New Garage Door vs. Repair — How to Decide Without Getting Oversold
The 50% rule, door age, panel condition, and thermal gap. Four inputs, one answer — use this framework before anyone quotes you anything.
Two mistakes happen without a framework.
The repair-vs-replace decision comes down to four inputs — and most homeowners start with none of them.
The 50% Rule
Repair quote ÷ replacement cost. Above 50% suggests replace. Below = repair likely correct. Calculate it before anyone visits.
Door Age
Under 10 yrs: not a factor. 10–16: supporting input. 17+ in Milwaukee: primary input — threshold drops to ~40%.
Structural Panel
Cosmetic ≠ structural. Through-rust, bent hinges, deformed rails, flexing panels. One bad panel ≠ four bad panels.
Thermal Gap
Pre-2010 = R-2. Modern = R-12 to R-16. Cold-wall test in January tells you if it's affecting your heating load.
Why Milwaukee's climate changes the math
Southeast Wisconsin gives garage doors a harder life than most U.S. markets.
That context matters when evaluating a repair quote. Door age isn’t just a number — in this climate, it’s a proxy for accumulated thermal stress, salt exposure, and cycle fatigue. The four-input framework below was built with Milwaukee’s specific aging conditions in mind.
Four inputs determine the right financial decision
Run each input in order. By the time you've worked through all four, you'll have a clear position — not a guess.
Repair Cost as a Percentage of Replacement
Why 50%? A door requiring a major repair on one component — a torsion spring, a bottom panel, a cable — often has other components approaching the same failure threshold. You’re not buying one more year of reliable service. You’re buying a short window before the next repair arrives.
Run the calculation before anyone visits. Get a rough replacement cost estimate for a comparable door in your size and insulation tier. Divide the repair quote by that number:
Door Age as a Decision Variable
A broken torsion spring on a 7-year-old door is a straightforward repair. The same break on a 19-year-old door in Milwaukee — one that has absorbed nearly two decades of Wisconsin winters — is a different financial conversation.
Age alone doesn’t make the decision. It adjusts the weight of every other input. Practical guidance by age range:
- Under 10 years old — age is unlikely to be the deciding factor
- 10–16 years — age is a supporting input; weigh it alongside panel condition
- 17+ years in SE Wisconsin — age becomes a primary input, and the repair ratio threshold effectively drops
Structural Panel Assessment
A door can look worn and still be structurally sound.
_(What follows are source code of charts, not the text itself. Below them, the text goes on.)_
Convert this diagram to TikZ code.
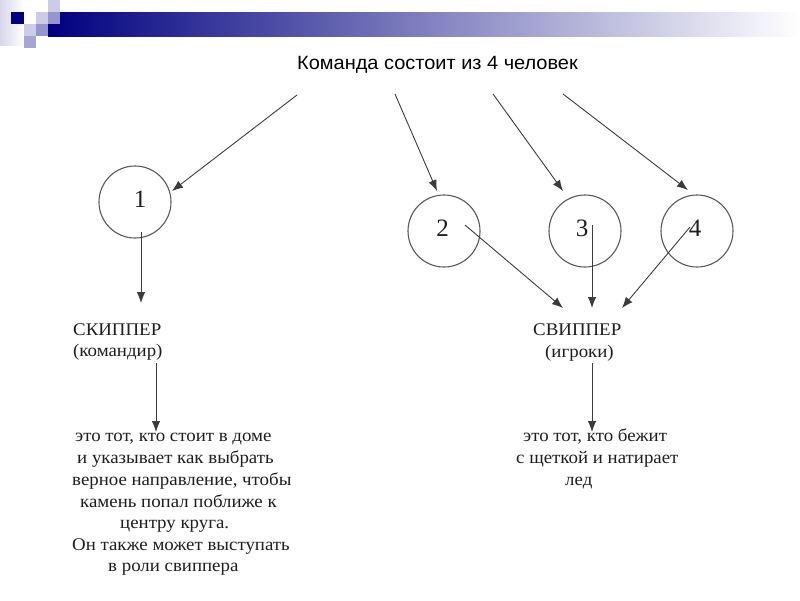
\documentclass[tikz,border=0pt]{standalone}
\usepackage{fontspec}
\setmainfont{Liberation Serif}[FakeStretch=1.06]
\newfontfamily\arialf{Liberation Sans}[FakeStretch=1.04]
\newfontfamily\digitf{Liberation Serif}
\usetikzlibrary{arrows.meta}
\definecolor{navy}{RGB}{0,0,128}
\definecolor{lavlight}{RGB}{204,204,230}
\definecolor{lavmid}{RGB}{150,150,204}
\definecolor{linegray}{RGB}{60,60,60}
\definecolor{circgray}{RGB}{90,90,90}
\definecolor{txtgray}{RGB}{30,30,30}
\tikzset{
  circ/.style={draw=circgray, line width=1.1pt, circle, minimum size=72pt, inner sep=0pt},
  digit/.style={font=\digitf\fontsize{25}{28}\selectfont, text=txtgray, inner sep=0pt, anchor=base},
  body/.style={font=\fontsize{17.8}{21}\selectfont, text=txtgray, inner sep=0pt, anchor=base west},
  title/.style={font=\arialf\fontsize{19.2}{22}\selectfont, inner sep=0pt, anchor=base west},
  arr/.style={draw=linegray, line width=0.9pt, -{Latex[length=11pt,width=8.5pt]}},
  sq/.style={draw=none}
}
\begin{document}
\begin{tikzpicture}[x=1pt,y=-1pt]
\useasboundingbox (0,0) rectangle (800,600);
\fill[white] (0,0) rectangle (800,600);
% header decoration
\shade[left color=navy, right color=white] (48,12) rectangle (800,36);
\shade[sq, left color=lavlight!80, right color=white] (0,0) rectangle (24,45);
\fill[navy] (11,12) rectangle (24,24);
\fill[lavlight] (48,0) rectangle (60,12);
\fill[lavlight] (36,12) rectangle (48,24);
\fill[lavmid] (48,12) rectangle (60,24);
\fill[lavlight] (24,24) rectangle (36,36);
\fill[lavmid] (36,24) rectangle (48,36);
\fill[lavmid!85] (24,36) rectangle (36,48);

% title
\node[title] (t) at (297,69.3) {Команда состоит из 4 человек};

% circles
\node[circ] (c1) at (135,202) {};
\node[circ] (c2) at (444,231) {};
\node[circ] (c3) at (585,231) {};
\node[circ] (c4) at (697,231) {};
\node[digit] (d1) at (140,207.7) {1};
\node[digit] (d2) at (442.5,236.7) {2};
\node[digit] (d3) at (582,236.7) {3};
\node[digit] (d4) at (695,236.7) {4};

% labels
\node[body] (sk) at (73,335) {СКИППЕР};
\node[body] (kom) at (73,356) {(командир)};
\node[body] (sv) at (533,335) {СВИППЕР};
\node[body] (igr) at (545,357) {(игроки)};

\node[body] (l1) at (75,441.7) {это тот, кто стоит в доме};
\node[body] (l2) at (77,463) {и указывает как выбрать};
\node[body] (l3) at (72,485) {верное направление, чтобы};
\node[body] (l4) at (80,507) {камень попал поближе к};
\node[body] (l5) at (120,528) {центру круга.};
\node[body] (l6) at (72,550) {Он также может выступать};
\node[body] (l7) at (108,571) {в роли свиппера};

\node[body] (r1) at (523,441.7) {это тот, кто бежит};
\node[body] (r2) at (516,463) {с щеткой и натирает};
\node[body] (r3) at (565,485) {лед};

% connector coordinates
\coordinate (s1) at (297,95);
\coordinate (e1) at (172,191);
\coordinate (s2) at (395,94);
\coordinate (e2) at (437,191);
\coordinate (s3) at (493,94);
\coordinate (e3) at (563,191);
\coordinate (s4) at (563,94);
\coordinate (e4) at (688,190);
\coordinate (a1) at (141,232);
\coordinate (b1) at (141,303);
\coordinate (a2) at (156,363);
\coordinate (b2) at (156,432);
\coordinate (f2) at (465,225);
\coordinate (f3) at (592,225);
\coordinate (f4) at (690,227);
\coordinate (g2) at (563,308);
\coordinate (g3) at (592,308);
\coordinate (g4) at (622,308);
\coordinate (h1) at (592,363);
\coordinate (h2) at (592,432);

\draw[arr] (s1) -- (e1);
\draw[arr] (s2) -- (e2);
\draw[arr] (s3) -- (e3);
\draw[arr] (s4) -- (e4);
\draw[arr] (a1) -- (b1);
\draw[arr] (a2) -- (b2);
\draw[arr] (f2) -- (g2);
\draw[arr] (f3) -- (g3);
\draw[arr] (f4) -- (g4);
\draw[arr] (h1) -- (h2);
\end{tikzpicture}
\end{document}
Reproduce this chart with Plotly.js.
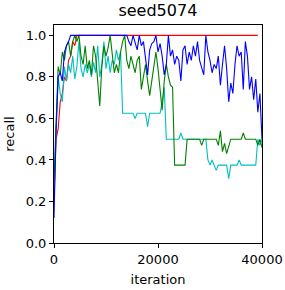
<!DOCTYPE html>
<html>
<head>
<meta charset="utf-8">
<script src="https://cdn.plot.ly/plotly-3.0.1.min.js"></script>
<style>html,body{margin:0;padding:0;background:#fff;}#chart{width:285px;height:290px;}</style>
</head>
<body>
<div id="chart"></div>
<script>
// sampled every 400 iterations, 0..40000
const step = 400;
const iterations = Array.from({length: 101}, (_, i) => i * step);

const recallRed = [0.2,0.5,0.55,0.68,0.72,0.8,0.78,0.88,0.9,0.97,0.95,1.0,
  1,1,1,1,1,1,1,1,1,1,1,1,1,1,1,1,1,1,1,1,1,1,1,1,1,1,1,1,1,1,1,1,1,1,1,1,1,1,
  1,1,1,1,1,1,1,1,1,1,1,1,1,1,1,1,1,1,1,1,1,1,1,1,1,1,1,1,1,1,1,1,1,1,1,1,1,1,1,1,1,1,1,1,1,1,1,1,1];

const recallBlue = [0.12,0.55,0.8,0.82,0.78,0.92,0.95,0.97,1.0,1.0,
  1,1,1,1,1,1,1,1,1,1,
  1,1,1,1,1,1,1,1,1,1,
  1,1,1,1,1,1,0.97,0.95,1.0,0.97,
  0.93,1.0,0.95,0.97,0.9,0.81,0.93,0.96,0.97,1.0,
  0.92,0.96,0.9,0.81,0.86,1.0,0.9,0.93,0.86,0.9,
  0.88,0.78,0.93,0.95,0.86,0.92,0.88,0.95,0.9,0.97,
  0.88,0.84,0.81,1.0,0.92,0.88,0.82,0.86,0.84,0.9,
  0.76,0.86,0.95,0.84,0.68,0.77,0.72,0.86,0.95,0.9,
  0.92,0.74,0.97,0.9,0.74,0.8,0.69,0.79,0.63,0.72,
  0.5];

const recallGreen = [0.3,0.6,0.85,0.81,0.92,0.88,0.95,0.97,0.9,0.97,
  1.0,0.97,1.0,0.9,0.86,0.95,0.84,0.88,0.81,0.95,
  0.9,0.78,0.66,0.85,0.95,0.9,0.94,1.0,0.9,0.82,
  0.86,0.82,0.92,0.97,1.0,0.88,0.84,0.9,0.86,0.82,
  0.88,0.9,0.74,0.8,0.86,0.78,0.71,0.78,0.86,0.92,
  0.84,0.72,0.64,0.78,0.86,0.8,0.76,0.75,0.375,0.375,
  0.375,0.375,0.375,0.375,0.5,0.5,0.5,0.5,0.5,0.5,
  0.5,0.47,0.5,0.5,0.5,0.5,0.5,0.5,0.5,0.47,
  0.54,0.44,0.48,0.43,0.47,0.5,0.5,0.5,0.5,0.5,
  0.5,0.53,0.5,0.5,0.5,0.5,0.5,0.5,0.47,0.5,
  0.46];

const recallCyan = [0.25,0.55,0.8,0.72,0.68,0.85,0.78,0.86,0.82,0.9,
  0.79,0.85,0.97,0.84,0.8,0.86,0.82,0.86,0.8,0.87,
  0.82,0.95,0.8,0.86,0.97,0.84,0.9,0.82,0.88,0.86,
  0.93,0.88,0.92,0.625,0.625,0.625,0.625,0.625,0.625,0.6,
  0.625,0.625,0.625,0.625,0.625,0.56,0.625,0.625,0.625,0.625,
  0.625,0.625,0.68,0.75,0.5,0.5,0.5,0.5,0.5,0.5,
  0.5,0.53,0.5,0.5,0.5,0.5,0.5,0.5,0.5,0.5,
  0.5,0.5,0.5,0.5,0.4,0.375,0.4,0.375,0.35,0.375,
  0.375,0.375,0.375,0.375,0.31,0.375,0.375,0.375,0.375,0.4,
  0.375,0.375,0.375,0.375,0.375,0.375,0.375,0.375,0.5,0.47,
  0.5];

const series = [
  {name: 'red', y: recallRed, color: '#ff0000'},
  {name: 'cyan', y: recallCyan, color: '#00bfbf'},
  {name: 'green', y: recallGreen, color: '#008000'},
  {name: 'blue', y: recallBlue, color: '#0000ff'}
];

const traces = series.map(s => ({
  x: iterations, y: s.y, type: 'scatter', mode: 'lines', name: s.name,
  line: {color: s.color, width: 1.1}, hoverinfo: 'skip'
}));

const font = {family: 'DejaVu Sans', size: 13, color: '#000'};
const axisCommon = {
  showgrid: false, zeroline: false, showline: true, mirror: true,
  linecolor: '#000', linewidth: 1, ticks: 'outside', ticklen: 4,
  tickcolor: '#000', tickwidth: 1, tickfont: font
};

const layout = {
  width: 285, height: 290,
  margin: {l: 54, r: 23, t: 25, b: 47},
  paper_bgcolor: '#fff', plot_bgcolor: '#fff',
  showlegend: false,
  font: font,
  title: {text: 'seed5074', font: {family: 'DejaVu Sans', size: 16, color: '#000'},
    x: 0.554, xanchor: 'center', y: 0.985, yanchor: 'top'},
  xaxis: Object.assign({}, axisCommon, {
    range: [0, 40000], tickvals: [0, 20000, 40000], ticktext: ['0', '20000', '40000'],
    title: {text: 'iteration', font: font, standoff: 9}
  }),
  yaxis: Object.assign({}, axisCommon, {
    range: [0, 1.05], tickvals: [0, 0.2, 0.4, 0.6, 0.8, 1.0],
    ticktext: ['0.0', '0.2', '0.4', '0.6', '0.8', '1.0'],
    title: {text: 'recall', font: font, standoff: 8}
  })
};

Plotly.newPlot('chart', traces, layout, {staticPlot: true, displayModeBar: false});
</script>
</body>
</html>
It can also look acceptable on the surface while the bottom panel has rust penetrating the inner skin, stiffener rails are deformed from a prior impact, and hinge attachment points have fatigued past reliable torque retention.
Run your own assessment before any inspection visit. Open the door and examine each panel at close range. Look for:
- Rust that has penetrated through the panel face — not surface oxidation, but actual perforation or deep pitting
- Bottom rail seal failure that allows water pooling at the floor contact point
- Hinge plates that are cracked, bent, or show elongated bolt holes from accumulated stress
- Any panel section that flexes noticeably when pressed at center — stiffener rail failure
One panel with cosmetic rust: no structural concern. Three panels with through-rust, a deformed bottom rail, and fatigued hinges: that door’s structural panel stock is at or near end of life regardless of what component is repaired today. Understanding the distinction between panel repair versus full door replacement can help clarify whether isolated panel damage justifies targeted repair or signals broader structural decline.
Thermal Performance Gap
This input doesn’t decide repair vs. replace on its own. But if your door is already above the 50% repair ratio, already over 15 years old in Milwaukee’s climate, and showing structural panel fatigue — and it’s uninsulated — the thermal performance gap becomes the fourth confirmation that replacement is the right five-year financial decision.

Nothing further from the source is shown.